### MATERIAL SHOWN
+--
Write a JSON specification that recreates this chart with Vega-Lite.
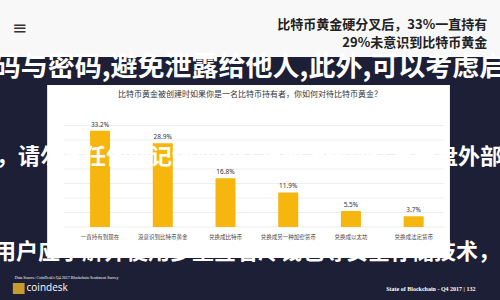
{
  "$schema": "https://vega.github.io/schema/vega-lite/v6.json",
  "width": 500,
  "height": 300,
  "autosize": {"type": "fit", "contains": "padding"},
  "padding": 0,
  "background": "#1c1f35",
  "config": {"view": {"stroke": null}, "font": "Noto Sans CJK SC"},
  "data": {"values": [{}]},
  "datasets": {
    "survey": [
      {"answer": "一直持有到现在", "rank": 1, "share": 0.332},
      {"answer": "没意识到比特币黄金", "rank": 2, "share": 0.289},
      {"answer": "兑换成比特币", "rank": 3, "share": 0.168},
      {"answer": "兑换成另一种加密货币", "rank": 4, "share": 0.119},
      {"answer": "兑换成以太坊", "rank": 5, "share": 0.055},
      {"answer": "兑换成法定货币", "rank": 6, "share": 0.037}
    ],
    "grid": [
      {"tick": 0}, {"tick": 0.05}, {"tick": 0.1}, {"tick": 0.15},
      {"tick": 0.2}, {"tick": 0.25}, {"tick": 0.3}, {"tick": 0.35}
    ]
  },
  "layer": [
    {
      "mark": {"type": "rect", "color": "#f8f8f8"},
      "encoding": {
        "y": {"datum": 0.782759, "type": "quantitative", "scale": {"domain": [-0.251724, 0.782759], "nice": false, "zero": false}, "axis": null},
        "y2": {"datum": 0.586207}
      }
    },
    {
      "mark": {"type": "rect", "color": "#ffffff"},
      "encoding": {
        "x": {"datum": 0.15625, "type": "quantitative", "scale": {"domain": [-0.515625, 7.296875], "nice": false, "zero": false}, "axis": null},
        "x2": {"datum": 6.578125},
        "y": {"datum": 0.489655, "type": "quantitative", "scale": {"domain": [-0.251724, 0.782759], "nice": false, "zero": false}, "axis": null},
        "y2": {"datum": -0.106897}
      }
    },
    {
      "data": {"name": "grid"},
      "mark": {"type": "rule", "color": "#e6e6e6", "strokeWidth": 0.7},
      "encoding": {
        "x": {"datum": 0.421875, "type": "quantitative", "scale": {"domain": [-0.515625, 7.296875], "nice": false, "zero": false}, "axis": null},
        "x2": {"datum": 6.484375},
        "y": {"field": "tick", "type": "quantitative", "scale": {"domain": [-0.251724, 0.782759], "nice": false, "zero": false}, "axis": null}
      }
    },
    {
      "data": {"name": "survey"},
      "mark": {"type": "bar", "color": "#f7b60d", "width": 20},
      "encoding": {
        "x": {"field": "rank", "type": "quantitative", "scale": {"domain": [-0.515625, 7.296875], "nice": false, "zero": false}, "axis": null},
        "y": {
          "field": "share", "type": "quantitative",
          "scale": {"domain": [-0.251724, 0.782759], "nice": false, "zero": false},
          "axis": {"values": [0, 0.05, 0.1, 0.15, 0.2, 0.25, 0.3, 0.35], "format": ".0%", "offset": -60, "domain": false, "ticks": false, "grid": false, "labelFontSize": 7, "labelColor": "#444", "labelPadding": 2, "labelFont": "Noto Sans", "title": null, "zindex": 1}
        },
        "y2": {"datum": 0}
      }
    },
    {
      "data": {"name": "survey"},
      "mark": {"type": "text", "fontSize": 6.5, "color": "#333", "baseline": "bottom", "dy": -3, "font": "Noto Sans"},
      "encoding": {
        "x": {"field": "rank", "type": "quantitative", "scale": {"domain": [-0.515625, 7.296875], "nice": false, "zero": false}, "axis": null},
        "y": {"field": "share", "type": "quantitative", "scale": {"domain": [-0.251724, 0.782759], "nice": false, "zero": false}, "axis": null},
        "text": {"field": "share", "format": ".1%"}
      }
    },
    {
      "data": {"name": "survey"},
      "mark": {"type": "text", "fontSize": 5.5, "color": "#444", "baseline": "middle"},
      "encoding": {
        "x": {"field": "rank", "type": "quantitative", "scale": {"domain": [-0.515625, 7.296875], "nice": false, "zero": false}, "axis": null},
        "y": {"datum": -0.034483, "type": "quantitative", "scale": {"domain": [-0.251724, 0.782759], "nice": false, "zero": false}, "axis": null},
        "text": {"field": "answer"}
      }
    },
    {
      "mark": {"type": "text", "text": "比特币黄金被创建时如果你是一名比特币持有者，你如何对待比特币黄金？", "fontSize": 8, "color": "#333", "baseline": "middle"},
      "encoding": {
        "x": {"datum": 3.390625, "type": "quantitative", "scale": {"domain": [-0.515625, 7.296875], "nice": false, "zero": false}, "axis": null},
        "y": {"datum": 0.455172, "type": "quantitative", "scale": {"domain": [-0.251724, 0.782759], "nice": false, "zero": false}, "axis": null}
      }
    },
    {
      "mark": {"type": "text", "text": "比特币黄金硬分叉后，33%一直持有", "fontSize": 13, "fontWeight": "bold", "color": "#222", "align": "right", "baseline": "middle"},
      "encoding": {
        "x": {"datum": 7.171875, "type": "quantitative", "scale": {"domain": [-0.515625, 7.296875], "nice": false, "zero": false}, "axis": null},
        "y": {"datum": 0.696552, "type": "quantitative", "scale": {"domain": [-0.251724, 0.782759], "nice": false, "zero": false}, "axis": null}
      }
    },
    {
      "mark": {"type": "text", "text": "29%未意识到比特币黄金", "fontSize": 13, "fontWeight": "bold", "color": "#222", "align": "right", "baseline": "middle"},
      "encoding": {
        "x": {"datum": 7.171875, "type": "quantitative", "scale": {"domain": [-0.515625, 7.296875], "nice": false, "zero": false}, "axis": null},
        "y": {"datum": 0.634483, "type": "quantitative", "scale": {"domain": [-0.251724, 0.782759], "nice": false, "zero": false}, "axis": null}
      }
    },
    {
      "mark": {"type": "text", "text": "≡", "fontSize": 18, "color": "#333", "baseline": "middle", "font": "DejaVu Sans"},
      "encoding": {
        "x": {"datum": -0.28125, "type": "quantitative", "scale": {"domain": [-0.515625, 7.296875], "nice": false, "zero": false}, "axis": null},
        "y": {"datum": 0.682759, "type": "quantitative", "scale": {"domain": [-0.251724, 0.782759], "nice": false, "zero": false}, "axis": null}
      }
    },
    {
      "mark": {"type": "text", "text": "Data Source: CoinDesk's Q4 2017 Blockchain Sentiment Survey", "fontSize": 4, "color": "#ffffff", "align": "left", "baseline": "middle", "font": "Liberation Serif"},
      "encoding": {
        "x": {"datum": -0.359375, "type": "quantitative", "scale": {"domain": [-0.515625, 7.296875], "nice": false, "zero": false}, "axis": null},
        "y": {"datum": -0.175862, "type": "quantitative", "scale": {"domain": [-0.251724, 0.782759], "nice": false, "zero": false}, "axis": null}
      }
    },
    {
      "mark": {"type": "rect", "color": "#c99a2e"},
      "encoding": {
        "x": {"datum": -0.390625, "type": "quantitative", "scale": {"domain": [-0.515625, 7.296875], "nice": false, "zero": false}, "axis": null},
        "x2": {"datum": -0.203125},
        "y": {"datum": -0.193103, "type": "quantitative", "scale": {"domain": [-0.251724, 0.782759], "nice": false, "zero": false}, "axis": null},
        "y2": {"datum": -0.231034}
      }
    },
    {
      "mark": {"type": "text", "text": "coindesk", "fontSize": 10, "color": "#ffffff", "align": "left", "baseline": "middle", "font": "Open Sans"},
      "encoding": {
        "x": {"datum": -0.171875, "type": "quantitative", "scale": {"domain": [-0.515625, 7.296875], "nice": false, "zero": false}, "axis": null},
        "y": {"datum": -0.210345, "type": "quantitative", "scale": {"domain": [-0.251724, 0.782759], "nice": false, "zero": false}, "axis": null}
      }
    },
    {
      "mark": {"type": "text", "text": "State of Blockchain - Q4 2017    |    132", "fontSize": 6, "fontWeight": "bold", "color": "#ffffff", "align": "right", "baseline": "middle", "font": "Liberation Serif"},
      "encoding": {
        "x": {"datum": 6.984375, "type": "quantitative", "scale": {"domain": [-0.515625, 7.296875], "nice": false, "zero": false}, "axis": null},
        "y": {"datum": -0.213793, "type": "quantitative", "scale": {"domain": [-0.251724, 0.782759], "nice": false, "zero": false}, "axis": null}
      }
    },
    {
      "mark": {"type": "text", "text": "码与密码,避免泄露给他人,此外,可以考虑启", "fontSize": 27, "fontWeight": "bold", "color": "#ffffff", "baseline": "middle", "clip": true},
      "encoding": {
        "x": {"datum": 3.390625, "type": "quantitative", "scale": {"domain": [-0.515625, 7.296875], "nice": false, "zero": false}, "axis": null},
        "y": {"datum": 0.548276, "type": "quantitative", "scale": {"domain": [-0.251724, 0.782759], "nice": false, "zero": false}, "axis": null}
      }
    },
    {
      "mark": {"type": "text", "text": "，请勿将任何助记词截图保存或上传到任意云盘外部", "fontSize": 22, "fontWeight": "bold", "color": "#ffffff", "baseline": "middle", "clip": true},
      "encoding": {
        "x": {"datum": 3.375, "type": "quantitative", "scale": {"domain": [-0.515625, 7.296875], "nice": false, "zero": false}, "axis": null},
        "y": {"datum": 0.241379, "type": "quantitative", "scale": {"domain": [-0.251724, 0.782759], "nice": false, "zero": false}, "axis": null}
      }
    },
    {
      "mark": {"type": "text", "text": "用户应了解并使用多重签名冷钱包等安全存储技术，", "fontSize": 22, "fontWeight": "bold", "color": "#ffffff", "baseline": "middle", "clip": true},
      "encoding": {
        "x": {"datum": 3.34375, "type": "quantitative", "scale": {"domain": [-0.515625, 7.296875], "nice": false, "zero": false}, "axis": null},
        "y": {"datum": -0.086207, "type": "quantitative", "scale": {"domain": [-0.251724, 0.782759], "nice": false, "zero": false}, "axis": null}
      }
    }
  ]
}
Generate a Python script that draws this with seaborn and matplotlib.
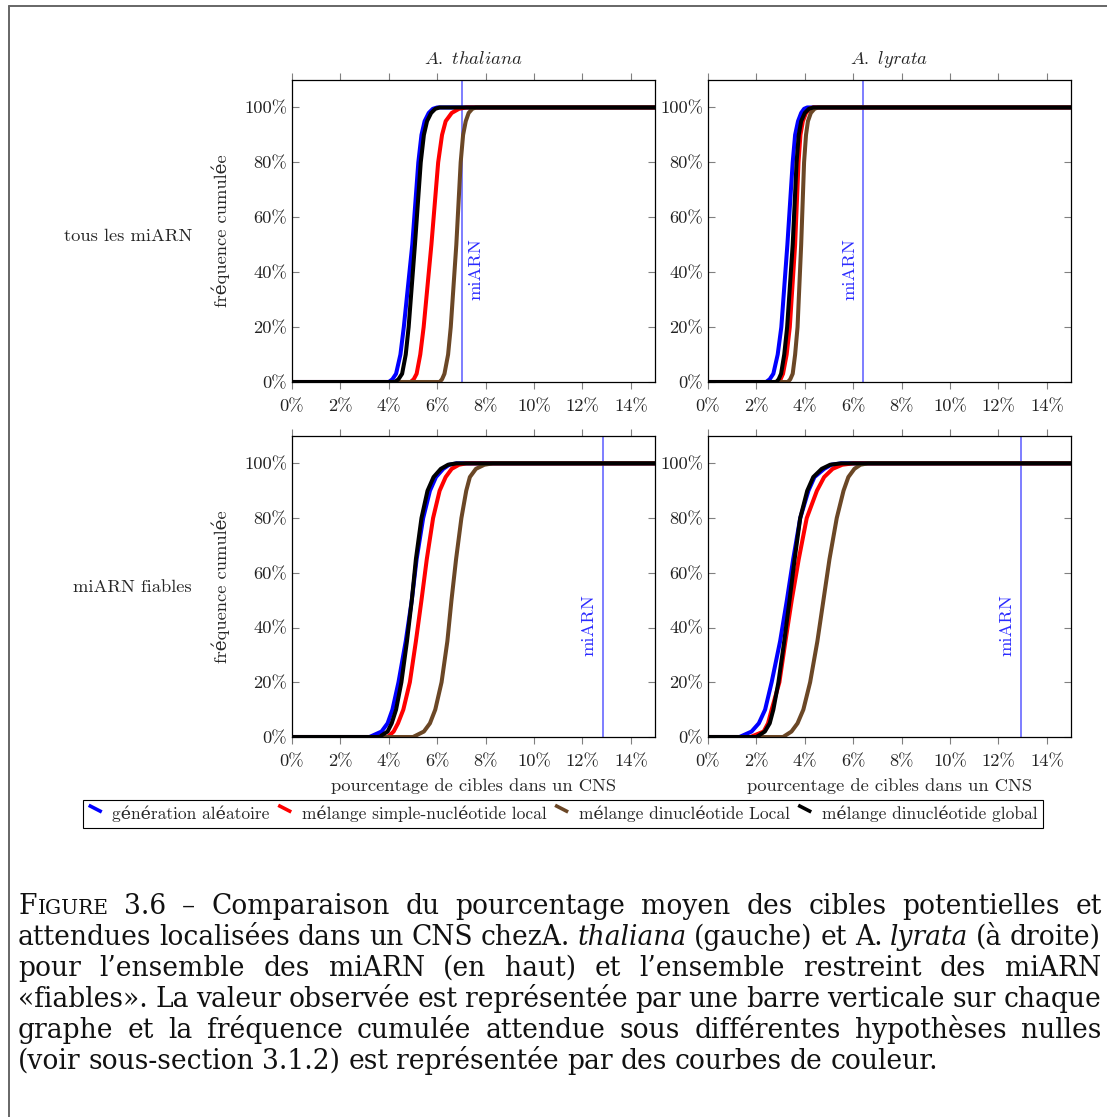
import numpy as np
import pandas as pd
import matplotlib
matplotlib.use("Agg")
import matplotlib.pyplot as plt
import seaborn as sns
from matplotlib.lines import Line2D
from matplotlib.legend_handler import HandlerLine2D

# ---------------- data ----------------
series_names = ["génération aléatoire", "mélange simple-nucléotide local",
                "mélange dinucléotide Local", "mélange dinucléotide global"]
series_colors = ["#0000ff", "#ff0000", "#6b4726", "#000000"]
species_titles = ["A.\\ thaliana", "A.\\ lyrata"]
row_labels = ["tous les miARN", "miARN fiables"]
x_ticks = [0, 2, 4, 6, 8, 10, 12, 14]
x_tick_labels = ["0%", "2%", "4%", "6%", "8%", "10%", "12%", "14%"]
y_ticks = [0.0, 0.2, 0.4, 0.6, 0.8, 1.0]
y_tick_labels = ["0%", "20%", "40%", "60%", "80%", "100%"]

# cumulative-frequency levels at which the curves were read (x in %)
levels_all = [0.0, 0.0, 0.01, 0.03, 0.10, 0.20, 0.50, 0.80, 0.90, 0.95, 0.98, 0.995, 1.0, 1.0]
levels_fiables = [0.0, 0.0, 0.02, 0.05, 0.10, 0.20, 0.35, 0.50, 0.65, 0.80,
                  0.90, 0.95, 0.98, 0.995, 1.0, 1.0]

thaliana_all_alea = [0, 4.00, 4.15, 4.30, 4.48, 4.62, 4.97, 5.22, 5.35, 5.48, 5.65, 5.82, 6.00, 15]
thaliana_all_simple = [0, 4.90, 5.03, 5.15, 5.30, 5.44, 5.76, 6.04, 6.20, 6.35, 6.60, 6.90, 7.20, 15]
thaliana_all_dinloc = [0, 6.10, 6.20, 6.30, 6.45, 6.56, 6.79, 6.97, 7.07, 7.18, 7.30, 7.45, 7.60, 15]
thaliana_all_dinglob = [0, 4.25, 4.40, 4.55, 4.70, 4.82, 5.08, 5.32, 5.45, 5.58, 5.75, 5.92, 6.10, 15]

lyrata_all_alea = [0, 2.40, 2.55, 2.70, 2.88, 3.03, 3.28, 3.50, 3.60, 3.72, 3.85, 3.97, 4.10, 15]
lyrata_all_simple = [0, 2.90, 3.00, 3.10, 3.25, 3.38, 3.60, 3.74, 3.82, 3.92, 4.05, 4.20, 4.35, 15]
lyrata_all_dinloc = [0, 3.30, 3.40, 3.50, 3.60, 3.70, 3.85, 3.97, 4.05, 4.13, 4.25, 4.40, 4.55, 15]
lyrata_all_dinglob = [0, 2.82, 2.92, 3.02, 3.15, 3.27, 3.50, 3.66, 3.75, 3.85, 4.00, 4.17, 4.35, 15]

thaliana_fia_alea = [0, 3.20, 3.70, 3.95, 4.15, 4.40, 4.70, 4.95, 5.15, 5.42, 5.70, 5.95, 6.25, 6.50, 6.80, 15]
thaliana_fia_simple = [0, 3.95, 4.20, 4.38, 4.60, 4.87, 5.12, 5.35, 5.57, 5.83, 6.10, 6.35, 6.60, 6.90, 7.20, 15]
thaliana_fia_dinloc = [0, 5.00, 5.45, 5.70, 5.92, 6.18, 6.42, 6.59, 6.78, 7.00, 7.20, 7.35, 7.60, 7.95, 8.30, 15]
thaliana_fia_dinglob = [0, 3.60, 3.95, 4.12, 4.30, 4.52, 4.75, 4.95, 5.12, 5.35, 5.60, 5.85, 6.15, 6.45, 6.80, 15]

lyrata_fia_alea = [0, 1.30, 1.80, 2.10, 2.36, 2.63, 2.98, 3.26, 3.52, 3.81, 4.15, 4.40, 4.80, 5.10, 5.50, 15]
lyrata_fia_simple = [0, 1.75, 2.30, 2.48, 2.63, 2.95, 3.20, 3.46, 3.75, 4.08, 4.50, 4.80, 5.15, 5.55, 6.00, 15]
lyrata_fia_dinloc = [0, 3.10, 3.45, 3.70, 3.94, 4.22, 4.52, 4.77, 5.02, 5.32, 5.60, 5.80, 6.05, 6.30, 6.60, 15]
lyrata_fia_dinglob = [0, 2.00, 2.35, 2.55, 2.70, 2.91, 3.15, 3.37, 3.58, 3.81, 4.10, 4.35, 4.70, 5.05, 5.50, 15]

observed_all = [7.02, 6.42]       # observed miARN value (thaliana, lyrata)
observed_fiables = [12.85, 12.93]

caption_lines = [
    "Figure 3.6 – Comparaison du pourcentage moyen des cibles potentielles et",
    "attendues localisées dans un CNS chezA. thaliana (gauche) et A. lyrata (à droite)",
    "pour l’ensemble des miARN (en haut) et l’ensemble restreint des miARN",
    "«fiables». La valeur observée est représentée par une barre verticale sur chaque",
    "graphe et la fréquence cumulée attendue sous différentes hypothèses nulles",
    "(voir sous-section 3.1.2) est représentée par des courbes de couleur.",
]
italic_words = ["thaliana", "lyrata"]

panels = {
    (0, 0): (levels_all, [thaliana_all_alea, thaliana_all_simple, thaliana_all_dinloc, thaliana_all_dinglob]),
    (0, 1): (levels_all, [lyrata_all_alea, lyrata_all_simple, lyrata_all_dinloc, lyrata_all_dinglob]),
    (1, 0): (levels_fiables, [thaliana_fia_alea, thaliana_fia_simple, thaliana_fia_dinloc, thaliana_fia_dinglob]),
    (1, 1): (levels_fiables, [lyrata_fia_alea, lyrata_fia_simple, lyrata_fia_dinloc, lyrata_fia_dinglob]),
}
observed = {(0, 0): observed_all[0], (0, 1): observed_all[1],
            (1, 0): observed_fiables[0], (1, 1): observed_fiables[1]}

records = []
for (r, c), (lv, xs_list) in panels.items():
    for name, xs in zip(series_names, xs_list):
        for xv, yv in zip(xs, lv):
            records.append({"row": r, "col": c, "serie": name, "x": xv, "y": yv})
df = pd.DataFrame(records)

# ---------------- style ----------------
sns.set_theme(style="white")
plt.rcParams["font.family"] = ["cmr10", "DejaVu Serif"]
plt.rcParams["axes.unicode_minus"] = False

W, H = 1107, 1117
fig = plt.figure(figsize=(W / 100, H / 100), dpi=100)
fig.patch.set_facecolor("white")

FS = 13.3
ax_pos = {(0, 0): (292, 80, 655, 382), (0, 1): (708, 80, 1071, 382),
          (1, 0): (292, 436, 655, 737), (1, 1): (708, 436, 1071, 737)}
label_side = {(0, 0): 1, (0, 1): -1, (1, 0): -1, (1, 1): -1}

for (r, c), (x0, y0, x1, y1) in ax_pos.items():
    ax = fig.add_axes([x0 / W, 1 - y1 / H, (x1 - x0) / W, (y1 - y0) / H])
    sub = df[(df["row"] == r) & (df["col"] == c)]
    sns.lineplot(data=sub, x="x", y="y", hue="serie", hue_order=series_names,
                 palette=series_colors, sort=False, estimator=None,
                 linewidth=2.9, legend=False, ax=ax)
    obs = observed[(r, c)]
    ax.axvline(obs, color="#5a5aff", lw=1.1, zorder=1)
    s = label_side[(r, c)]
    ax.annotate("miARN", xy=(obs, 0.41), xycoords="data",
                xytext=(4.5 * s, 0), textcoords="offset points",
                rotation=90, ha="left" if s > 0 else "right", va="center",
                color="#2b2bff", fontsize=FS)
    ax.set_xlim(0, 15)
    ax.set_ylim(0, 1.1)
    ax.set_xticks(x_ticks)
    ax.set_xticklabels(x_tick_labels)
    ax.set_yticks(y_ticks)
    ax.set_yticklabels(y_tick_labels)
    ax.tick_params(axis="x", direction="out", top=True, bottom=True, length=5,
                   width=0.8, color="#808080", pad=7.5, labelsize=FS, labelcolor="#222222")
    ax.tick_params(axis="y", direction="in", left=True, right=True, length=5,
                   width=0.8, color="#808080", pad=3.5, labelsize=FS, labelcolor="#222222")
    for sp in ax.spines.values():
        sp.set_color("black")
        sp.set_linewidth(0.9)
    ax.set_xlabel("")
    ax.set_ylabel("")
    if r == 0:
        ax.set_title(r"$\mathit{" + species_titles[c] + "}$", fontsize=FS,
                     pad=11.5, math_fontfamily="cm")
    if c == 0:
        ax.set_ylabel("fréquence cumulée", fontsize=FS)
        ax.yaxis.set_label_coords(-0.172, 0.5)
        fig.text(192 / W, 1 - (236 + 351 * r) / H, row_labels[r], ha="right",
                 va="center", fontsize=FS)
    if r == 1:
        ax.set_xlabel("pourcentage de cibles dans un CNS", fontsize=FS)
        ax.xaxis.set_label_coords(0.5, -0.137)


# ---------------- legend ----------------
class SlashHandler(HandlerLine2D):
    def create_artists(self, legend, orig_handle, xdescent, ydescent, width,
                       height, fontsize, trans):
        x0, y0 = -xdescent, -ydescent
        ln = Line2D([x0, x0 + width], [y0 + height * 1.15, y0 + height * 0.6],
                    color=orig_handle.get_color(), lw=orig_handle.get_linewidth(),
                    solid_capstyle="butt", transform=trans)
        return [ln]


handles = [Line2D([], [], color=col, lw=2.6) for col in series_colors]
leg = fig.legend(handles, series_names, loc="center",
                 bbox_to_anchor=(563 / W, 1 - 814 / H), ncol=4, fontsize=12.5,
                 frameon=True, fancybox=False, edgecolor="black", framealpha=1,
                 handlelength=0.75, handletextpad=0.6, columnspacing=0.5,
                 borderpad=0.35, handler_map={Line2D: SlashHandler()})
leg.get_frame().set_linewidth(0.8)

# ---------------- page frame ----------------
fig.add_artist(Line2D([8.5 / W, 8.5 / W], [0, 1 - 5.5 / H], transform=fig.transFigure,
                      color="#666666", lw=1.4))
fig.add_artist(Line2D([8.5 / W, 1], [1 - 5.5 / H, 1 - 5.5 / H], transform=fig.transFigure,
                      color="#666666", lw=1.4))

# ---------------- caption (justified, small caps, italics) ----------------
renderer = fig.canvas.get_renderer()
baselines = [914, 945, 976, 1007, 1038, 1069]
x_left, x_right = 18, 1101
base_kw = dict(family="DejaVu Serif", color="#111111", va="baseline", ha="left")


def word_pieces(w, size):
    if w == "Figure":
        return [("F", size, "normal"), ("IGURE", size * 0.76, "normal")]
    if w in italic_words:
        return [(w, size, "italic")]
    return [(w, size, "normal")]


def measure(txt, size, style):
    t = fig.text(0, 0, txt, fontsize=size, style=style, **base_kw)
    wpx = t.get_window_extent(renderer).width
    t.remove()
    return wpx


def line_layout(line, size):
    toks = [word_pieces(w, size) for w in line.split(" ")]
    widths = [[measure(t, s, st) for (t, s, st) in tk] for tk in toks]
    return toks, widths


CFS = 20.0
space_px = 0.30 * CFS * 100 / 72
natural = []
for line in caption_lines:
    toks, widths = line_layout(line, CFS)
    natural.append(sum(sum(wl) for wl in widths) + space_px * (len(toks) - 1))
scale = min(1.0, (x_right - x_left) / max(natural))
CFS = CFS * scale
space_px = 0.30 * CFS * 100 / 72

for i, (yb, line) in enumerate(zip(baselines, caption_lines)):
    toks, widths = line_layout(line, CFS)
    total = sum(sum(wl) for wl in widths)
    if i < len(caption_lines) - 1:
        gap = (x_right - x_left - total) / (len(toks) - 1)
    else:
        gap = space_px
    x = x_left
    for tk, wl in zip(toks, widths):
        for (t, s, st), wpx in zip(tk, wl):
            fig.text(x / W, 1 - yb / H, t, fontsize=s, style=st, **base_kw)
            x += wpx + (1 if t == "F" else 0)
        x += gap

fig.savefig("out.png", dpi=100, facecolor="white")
+--
Set down nothing but the lines from the one holding "Generate a Python" through the one holding "4.17, 4.35, 15]", both included, exactly as they appear; any picture is left out.

### RESPONSE FOR THIS EXERCISE
Generate a Python script that draws this with seaborn and matplotlib.
import numpy as np
import pandas as pd
import matplotlib
matplotlib.use("Agg")
import matplotlib.pyplot as plt
import seaborn as sns
from matplotlib.lines import Line2D
from matplotlib.legend_handler import HandlerLine2D

# ---------------- data ----------------
series_names = ["génération aléatoire", "mélange simple-nucléotide local",
                "mélange dinucléotide Local", "mélange dinucléotide global"]
series_colors = ["#0000ff", "#ff0000", "#6b4726", "#000000"]
species_titles = ["A.\\ thaliana", "A.\\ lyrata"]
row_labels = ["tous les miARN", "miARN fiables"]
x_ticks = [0, 2, 4, 6, 8, 10, 12, 14]
x_tick_labels = ["0%", "2%", "4%", "6%", "8%", "10%", "12%", "14%"]
y_ticks = [0.0, 0.2, 0.4, 0.6, 0.8, 1.0]
y_tick_labels = ["0%", "20%", "40%", "60%", "80%", "100%"]

# cumulative-frequency levels at which the curves were read (x in %)
levels_all = [0.0, 0.0, 0.01, 0.03, 0.10, 0.20, 0.50, 0.80, 0.90, 0.95, 0.98, 0.995, 1.0, 1.0]
levels_fiables = [0.0, 0.0, 0.02, 0.05, 0.10, 0.20, 0.35, 0.50, 0.65, 0.80,
                  0.90, 0.95, 0.98, 0.995, 1.0, 1.0]

thaliana_all_alea = [0, 4.00, 4.15, 4.30, 4.48, 4.62, 4.97, 5.22, 5.35, 5.48, 5.65, 5.82, 6.00, 15]
thaliana_all_simple = [0, 4.90, 5.03, 5.15, 5.30, 5.44, 5.76, 6.04, 6.20, 6.35, 6.60, 6.90, 7.20, 15]
thaliana_all_dinloc = [0, 6.10, 6.20, 6.30, 6.45, 6.56, 6.79, 6.97, 7.07, 7.18, 7.30, 7.45, 7.60, 15]
thaliana_all_dinglob = [0, 4.25, 4.40, 4.55, 4.70, 4.82, 5.08, 5.32, 5.45, 5.58, 5.75, 5.92, 6.10, 15]

lyrata_all_alea = [0, 2.40, 2.55, 2.70, 2.88, 3.03, 3.28, 3.50, 3.60, 3.72, 3.85, 3.97, 4.10, 15]
lyrata_all_simple = [0, 2.90, 3.00, 3.10, 3.25, 3.38, 3.60, 3.74, 3.82, 3.92, 4.05, 4.20, 4.35, 15]
lyrata_all_dinloc = [0, 3.30, 3.40, 3.50, 3.60, 3.70, 3.85, 3.97, 4.05, 4.13, 4.25, 4.40, 4.55, 15]
lyrata_all_dinglob = [0, 2.82, 2.92, 3.02, 3.15, 3.27, 3.50, 3.66, 3.75, 3.85, 4.00, 4.17, 4.35, 15]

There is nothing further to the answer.